Gas turbine engines, especially turbofan, have been famous for their fuel economy and reliability attributes. Therefore, these have continued to be manufactured by updating their features. Therefore, thermodynamic analyses related to turbofan engines have drawn great attention, providing deeper insight into potential improvements. New generation aircrafts have been conceived to draw bleed air as little as possible from their aero-engines so as to provide lower fuel consumption. In this study, influences of bleed air ratio (BAR) ranging from 1 % to 6 % on high by-pass turbofan (HBT) engine are handled by considering constant speed (CS) and constant thrust (CT) cases. Specific fuel consumption of HBT engine changes between 20.68 g/kN and 22.25 g/kN at CT whereas varies between 20.63 g/kN and 21.9 g/kN at CS owing to variation of BAR. Moreover, exergy efficiency of HBT resides between 26.92 % and 25.02 % at CT while changes 26.99 % and 25.43 % at CS. It shows that to maintain thrust constant could slightly penalty the engine performance in terms of fuel efficiency.
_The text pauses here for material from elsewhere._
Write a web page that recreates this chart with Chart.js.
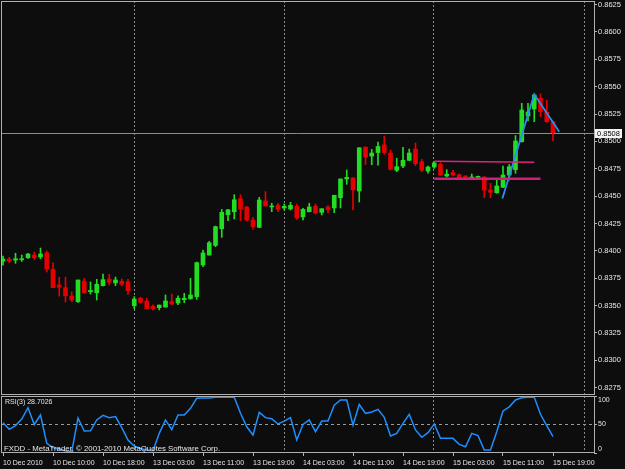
<!DOCTYPE html>
<html lang="en">
<head>
<meta charset="UTF-8">
<title>FXDD H1 chart with RSI(3)</title>
<style>
  html, body { margin: 0; padding: 0; background: #0d0d0d; overflow: hidden; }
  #wrap { position: relative; width: 625px; height: 469px; }
  #priceChart { position: absolute; left: 0; top: 0; width: 625px; height: 396px; }
  #rsiChart { position: absolute; left: 0; top: 396px; width: 625px; height: 73px; }
</style>
</head>
<body>
<div id="wrap">
  <canvas id="priceChart" width="625" height="396"></canvas>
  <canvas id="rsiChart" width="625" height="73"></canvas>
</div>

<script src="https://cdn.jsdelivr.net/npm/chart.js@4.4.0/dist/chart.umd.min.js"></script>
<script>
// hourly bars, 10 Dec 2010 02:00 .. 15 Dec 2010 19:00
const opens = [
  0.83907, 0.83925, 0.83916, 0.83919, 0.83937, 0.83962, 0.83944, 0.83983, 0.83831, 0.83688,
  0.83664, 0.83587, 0.83535, 0.83722, 0.83626, 0.83617, 0.83682, 0.83743, 0.83707, 0.83722,
  0.83716, 0.83499, 0.83567, 0.83542, 0.83493, 0.83481, 0.83487, 0.83536, 0.83524, 0.83554,
  0.83563, 0.83582, 0.83871, 0.83962, 0.84050, 0.84202, 0.84330, 0.84357, 0.84477, 0.84401,
  0.84282, 0.84215, 0.84456, 0.84401, 0.84416, 0.84392, 0.84383, 0.84407, 0.84310, 0.84358,
  0.84407, 0.84352, 0.84401, 0.84392, 0.84486, 0.84657, 0.84666, 0.84547, 0.84948, 0.84866,
  0.84898, 0.84968, 0.84894, 0.84736, 0.84775, 0.84827, 0.84930, 0.84815, 0.84729, 0.84766,
  0.84791, 0.84684, 0.84714, 0.84696, 0.84684, 0.84666, 0.84672, 0.84675, 0.84556, 0.84531,
  0.84581, 0.84693, 0.84742, 0.84997, 0.85232, 0.85296, 0.85394, 0.85266, 0.85180
];
const highs = [
  0.83953, 0.83941, 0.83978, 0.83962, 0.83978, 0.83987, 0.84026, 0.83999, 0.83891, 0.83759,
  0.83759, 0.83626, 0.83734, 0.83749, 0.83716, 0.83740, 0.83788, 0.83786, 0.83761, 0.83743,
  0.83740, 0.83581, 0.83576, 0.83567, 0.83508, 0.83505, 0.83597, 0.83606, 0.83588, 0.83612,
  0.83749, 0.83898, 0.84008, 0.84087, 0.84227, 0.84379, 0.84379, 0.84513, 0.84513, 0.84405,
  0.84306, 0.84489, 0.84541, 0.84435, 0.84435, 0.84428, 0.84444, 0.84428, 0.84389, 0.84435,
  0.84428, 0.84385, 0.84413, 0.84508, 0.84657, 0.84739, 0.84670, 0.84942, 0.84950, 0.84927,
  0.84994, 0.85050, 0.84921, 0.84846, 0.84946, 0.84930, 0.84985, 0.84836, 0.84775, 0.84809,
  0.84806, 0.84742, 0.84736, 0.84702, 0.84688, 0.84702, 0.84684, 0.84678, 0.84617, 0.84647,
  0.84775, 0.84790, 0.85053, 0.85348, 0.85348, 0.85430, 0.85433, 0.85378, 0.85186
];
const lows = [
  0.83870, 0.83891, 0.83886, 0.83904, 0.83932, 0.83922, 0.83928, 0.83807, 0.83664, 0.83587,
  0.83533, 0.83535, 0.83530, 0.83612, 0.83605, 0.83551, 0.83680, 0.83688, 0.83682, 0.83679,
  0.83603, 0.83472, 0.83521, 0.83469, 0.83457, 0.83460, 0.83485, 0.83508, 0.83508, 0.83527,
  0.83557, 0.83557, 0.83855, 0.83960, 0.84038, 0.84123, 0.84276, 0.84291, 0.84276, 0.84273,
  0.84199, 0.84212, 0.84410, 0.84358, 0.84358, 0.84373, 0.84373, 0.84288, 0.84282, 0.84355,
  0.84337, 0.84328, 0.84349, 0.84349, 0.84392, 0.84608, 0.84373, 0.84447, 0.84789, 0.84787,
  0.84784, 0.84883, 0.84739, 0.84723, 0.84760, 0.84825, 0.84778, 0.84723, 0.84711, 0.84754,
  0.84690, 0.84675, 0.84684, 0.84666, 0.84660, 0.84660, 0.84660, 0.84486, 0.84486, 0.84526,
  0.84578, 0.84647, 0.84709, 0.84995, 0.85187, 0.85180, 0.85226, 0.85175, 0.85004
];
const closes = [
  0.83925, 0.83907, 0.83928, 0.83928, 0.83971, 0.83937, 0.83971, 0.83834, 0.83664, 0.83667,
  0.83590, 0.83551, 0.83734, 0.83617, 0.83639, 0.83695, 0.83737, 0.83713, 0.83734, 0.83695,
  0.83636, 0.83560, 0.83530, 0.83472, 0.83472, 0.83505, 0.83542, 0.83514, 0.83567, 0.83567,
  0.83597, 0.83892, 0.83981, 0.84074, 0.84221, 0.84352, 0.84375, 0.84467, 0.84382, 0.84282,
  0.84221, 0.84465, 0.84410, 0.84410, 0.84379, 0.84407, 0.84416, 0.84300, 0.84379, 0.84401,
  0.84346, 0.84385, 0.84376, 0.84508, 0.84657, 0.84672, 0.84556, 0.84942, 0.84857, 0.84894,
  0.84953, 0.84898, 0.84745, 0.84769, 0.84827, 0.84894, 0.84796, 0.84736, 0.84766, 0.84803,
  0.84693, 0.84700, 0.84693, 0.84669, 0.84660, 0.84675, 0.84678, 0.84556, 0.84535, 0.84593,
  0.84693, 0.84769, 0.85004, 0.85287, 0.85269, 0.85424, 0.85272, 0.85180, 0.85080
];
const rsiValues = [
  53, 41.5, 48, 59.6, 79.5, 50, 66.7, 17, 9.4, 7,
  3.5, 2.3, 61, 38.6, 38.9, 58, 66, 62, 64, 44.4,
  22.8, 12.3, 8, 5.3, 4, 34.5, 58, 41, 66.7, 66.7,
  78.4, 96, 96.5, 96.5, 98, 98, 98, 98, 69.6, 46,
  31.6, 71.3, 62, 60, 50.9, 56, 62, 22.8, 50, 58,
  37.4, 56, 56, 84, 93, 93, 49, 85, 69.6, 72,
  76.6, 62.6, 29.8, 34.5, 52, 68, 40.4, 27.5, 35.7, 51,
  25.7, 25.7, 25.7, 15.2, 11, 34.5, 30.4, 5.3, 5.3, 37.4,
  73.7, 81, 93, 97, 98, 98, 68, 48, 28.7026
];

const timeTicks = [0, 8, 16, 24, 32, 40, 48, 56, 64, 72, 80, 88];
const timeLabels = [
  '10 Dec 2010', '10 Dec 10:00', '10 Dec 18:00', '13 Dec 03:00', '13 Dec 11:00', '13 Dec 19:00',
  '14 Dec 03:00', '14 Dec 11:00', '14 Dec 19:00', '15 Dec 03:00', '15 Dec 11:00', '15 Dec 19:00'
];
const priceTicks = [0.8275, 0.8300, 0.8325, 0.8350, 0.8375, 0.8400, 0.8425, 0.8450,
                    0.8475, 0.8500, 0.8525, 0.8550, 0.8575, 0.8600, 0.8625];
const rsiTicks = [0, 50, 100];
const daySeps = [20.88, 44.88, 68.88, 92.88];

// drawn objects
const levelTop = [{x: 69, y: 0.84819}, {x: 85, y: 0.84810}];
const levelBottom = [{x: 69, y: 0.84659}, {x: 86, y: 0.84659}];
const swingLine = [{x: 79.9, y: 0.84478}, {x: 85, y: 0.85430}, {x: 89, y: 0.85089}];
const bidPrice = 0.8508;

const UP = '#22dd22';
const DOWN = '#e60000';
const FONT = '"Liberation Sans", Arial, sans-serif';
const TEXT = '#e6e6e6';
const X_MIN = -0.32, X_MAX = 94.56;

const candleColor = i => closes[i] >= opens[i] ? UP : DOWN;

// dotted day separators, both windows
const daySeparators = {
  id: 'daySeparators',
  beforeDatasetsDraw(chart) {
    const {ctx, chartArea: a, scales: {x}} = chart;
    ctx.save();
    ctx.strokeStyle = '#8a8a8a';
    ctx.lineWidth = 1;
    ctx.setLineDash([2, 2]);
    daySeps.forEach(v => {
      const px = Math.round(x.getPixelForValue(v)) + 0.5;
      ctx.beginPath();
      ctx.moveTo(px, a.top);
      ctx.lineTo(px, a.bottom);
      ctx.stroke();
    });
    ctx.restore();
  }
};

const frame = {
  id: 'frame',
  afterDraw(chart) {
    const {ctx, chartArea: a} = chart;
    ctx.save();
    ctx.strokeStyle = '#b0b0b0';
    ctx.lineWidth = 1;
    ctx.strokeRect(a.left + 0.5, a.top + 0.5, a.right - a.left, a.bottom - a.top - 1);
    ctx.restore();
  }
};

// bid line + price box on the axis
const bid = {
  id: 'bid',
  beforeDatasetsDraw(chart) {
    const {ctx, chartArea: a, scales: {y}} = chart;
    const py = Math.round(y.getPixelForValue(bidPrice)) + 0.5;
    ctx.save();
    ctx.strokeStyle = '#8c8c8c';
    ctx.lineWidth = 1;
    ctx.beginPath();
    ctx.moveTo(a.left, py);
    ctx.lineTo(a.right, py);
    ctx.stroke();
    ctx.restore();
  },
  afterDraw(chart) {
    const {ctx, chartArea: a, scales: {y}} = chart;
    const py = Math.round(y.getPixelForValue(bidPrice));
    ctx.save();
    ctx.fillStyle = '#f4f4f4';
    ctx.fillRect(a.right + 1, py - 4, 27, 9);
    ctx.fillStyle = '#000';
    ctx.font = '7.5px ' + FONT;
    ctx.textBaseline = 'middle';
    ctx.fillText(bidPrice.toFixed(4), a.right + 3, py + 0.5);
    ctx.restore();
  }
};

const rsiCaption = {
  id: 'rsiCaption',
  afterDraw(chart) {
    const {ctx} = chart;
    ctx.save();
    ctx.fillStyle = TEXT;
    ctx.textBaseline = 'middle';
    ctx.font = '7px ' + FONT;
    ctx.fillText('RSI(3) ' + rsiValues[rsiValues.length - 1].toFixed(4), 5, 6.5);
    ctx.font = '7.8px ' + FONT;
    ctx.fillText('FXDD - MetaTrader, \u00a9 2001-2010 MetaQuotes Software Corp.', 4, 52.5);
    ctx.restore();
  }
};

new Chart(document.getElementById('priceChart'), {
  type: 'bar',
  data: {
    datasets: [
      {
        type: 'line', data: levelTop, borderColor: '#dc2382', borderWidth: 1.5,
        pointRadius: 0, order: 0
      },
      {
        type: 'line', data: levelBottom, borderColor: '#d21f7e', borderWidth: 2.5,
        pointRadius: 0, order: 0
      },
      {
        type: 'line', data: swingLine, borderColor: '#2a8ef0', borderWidth: 1.8,
        pointRadius: 0, order: 0
      },
      {
        label: 'bodies',
        data: opens.map((o, i) => ({x: i, y: [o, closes[i]]})),
        backgroundColor: c => candleColor(c.dataIndex),
        barThickness: 4, minBarLength: 1, grouped: false, borderWidth: 0, order: 1
      },
      {
        label: 'wicks',
        data: highs.map((h, i) => ({x: i, y: [lows[i], h]})),
        backgroundColor: c => candleColor(c.dataIndex),
        barThickness: 1, grouped: false, borderWidth: 0, order: 2
      }
    ]
  },
  options: {
    responsive: false,
    animation: false,
    devicePixelRatio: 1,
    layout: {padding: {left: 1, top: 1, right: 0, bottom: 1}},
    plugins: {legend: {display: false}, tooltip: {enabled: false}},
    scales: {
      x: {type: 'linear', min: X_MIN, max: X_MAX, offset: false, display: false},
      y: {
        position: 'right',
        min: 0.82683,
        max: 0.86283,
        afterBuildTicks: s => { s.ticks = priceTicks.map(v => ({value: v})); },
        afterFit: s => { s.width = 31; s.paddingTop = 0; s.paddingBottom = 0; },
        grid: {drawOnChartArea: false, drawTicks: true, tickLength: 3, color: '#b4b4b4'},
        border: {display: false},
        ticks: {color: TEXT, padding: 1, font: {family: FONT, size: 7.5}, callback: v => v.toFixed(4)}
      }
    }
  },
  plugins: [daySeparators, bid, frame]
});

new Chart(document.getElementById('rsiChart'), {
  type: 'line',
  data: {
    datasets: [{
      data: rsiValues.map((v, i) => ({x: i, y: v})),
      borderColor: '#1e8fff',
      borderWidth: 1.5,
      pointRadius: 0,
      tension: 0
    }]
  },
  options: {
    responsive: false,
    animation: false,
    devicePixelRatio: 1,
    layout: {padding: {left: 1, top: 0, right: 0, bottom: 0}},
    plugins: {legend: {display: false}, tooltip: {enabled: false}},
    scales: {
      x: {
        type: 'linear', min: X_MIN, max: X_MAX, offset: false,
        afterBuildTicks: s => { s.ticks = timeTicks.map(v => ({value: v})); },
        afterFit: s => { s.height = 16; s.paddingLeft = 0; s.paddingRight = 0; },
        grid: {drawOnChartArea: false, drawTicks: true, tickLength: 3, color: '#b4b4b4'},
        border: {display: false},
        ticks: {
          align: 'start', autoSkip: false, maxRotation: 0, padding: 3,
          color: TEXT, font: {family: FONT, size: 7},
          callback: (v, i) => timeLabels[i]
        }
      },
      y: {
        position: 'right', min: 0, max: 100,
        afterBuildTicks: s => { s.ticks = rsiTicks.map(v => ({value: v})); },
        afterFit: s => { s.width = 31; s.paddingTop = 0; s.paddingBottom = 0; },
        grid: {
          drawOnChartArea: true, drawTicks: true, tickLength: 3, tickColor: '#b4b4b4',
          color: c => c.tick && c.tick.value === 50 ? '#9a9a9a' : 'rgba(0,0,0,0)'
        },
        border: {display: false, dash: [3, 3]},
        ticks: {
          color: TEXT, padding: 1, font: {family: FONT, size: 7},
          // keep the top and bottom labels inside the window, as the terminal does
          callback: v => v === 100 ? ['', '100'] : (v === 0 ? ['0', ''] : String(v))
        }
      }
    }
  },
  plugins: [daySeparators, frame, rsiCaption]
});
</script>
</body>
</html>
On the other hand, the higher BAR leads to lower exergy efficiency of the combustor, which changes 80.95 %–82.33 % ranges at CT and varies 80.77 %–82.31 % intervals at CS. Finally, improvement potential rate for the combustor is found higher 1 MW and increases with elevated BAR whereas that for other five components is measured less than 0.04 MW. It could be underscored that adverse effect of BAR for both cases is observed. It is thought that this study helps in observing what extent the engine is affected from usage of bleed air in terms of thermodynamic metrics.